『虞美人草』読了

 なんとなく文体がとっつきにくくて、敬遠してきた『虞美人草』。
 読んでみたら、めちゃくちゃ面白かった。
 これは、おすすめ。
 特に、『坊っちゃん』が好きな人には、必読と言いたい。

 『虞美人草』は、初期の長編。
 漱石初の新聞連載小説。
 気合が入りすぎ。
 冒頭の京都観光のシーンにどんな意味があるかが明らかにされるときの衝撃。

 この小説では、勧善懲悪的な構図が明確で、その後の作品のように、真面目なものが破滅し、世知辛い人間が世にはびこるという展開になっていない。まさに初期という印象。

 やはり漱石を読み解くには、「世間」「世間体」という観念が重要である。「エゴイズム」とか「他者」とか、西洋に由来するような概念よりもずっと重要なはずだが、「世間学」はまだ形をなしていない。「漱石と世間」という論文を構想。

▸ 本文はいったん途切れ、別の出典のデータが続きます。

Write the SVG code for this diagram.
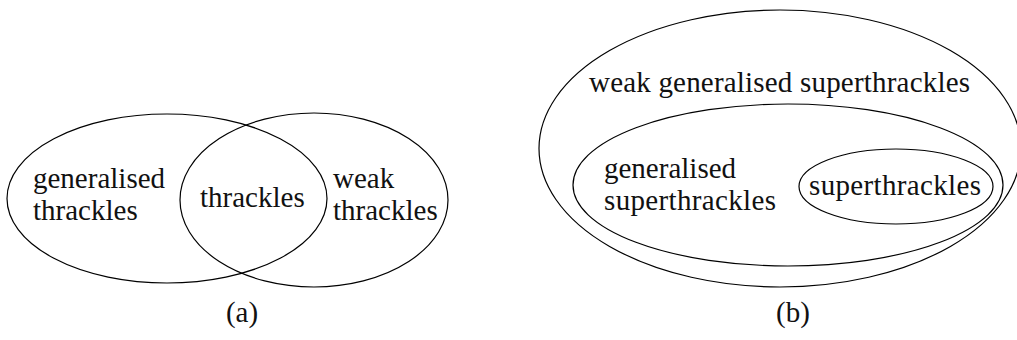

 ラスト。何も藤尾を殺すことはないじゃないか、と思ったのだが、彼女を死なせるということが漱石にとっては欠かせない目標(創作意図)だったらしい。それは何故なのか、考えてみるに値するテーマ。

 最後の一行。
 まるで落語のようなオチだが、意味は深い。
 漱石は、この小説の後、「喜劇ばかりが流行る」世界を、執拗に描き続けることになるのだから。

江藤淳の『決定版 夏目漱石』(新潮文庫)

 を読み始める。
 色々と啓発される部分多し。
 しかし、これがいわゆる蓮實重彦の批判する「深さ」を読もうとする態度の典型であろう、とは思う。
 弟子たちの則天去私解釈はもちろん神話であろうが、江藤は、それをあっさり捨てすぎているような?
 則天去私という言葉の読み直しは可能だと思う。
 いろいろと漱石研究は山のようにあるので、それをいちいち読む気はないのだけれども。

『吾輩は猫である』読了

 何度目の読了だろう? 4度目?
 いい大人になって読んだのは初めてだったので、今までになく面白かった。
 これは大人が楽しむべき小説だと思う。
 僕が年の割りに子供だから、ということではないと思いたい。
 爆笑部分は数々あれど、今日読んで、久々に大笑いしたのは次の箇所。


「然し死ぬのを苦にする様になったのは神経衰弱と云う病気が発明されてから以後の事だよ」
「成程君などはどこから見ても神経衰弱以前の民だよ」
 何度読んでも、笑ってしまう。
 鳥居みゆきもかなわない。
 いや、鳥居みゆきも素晴らしいけれども。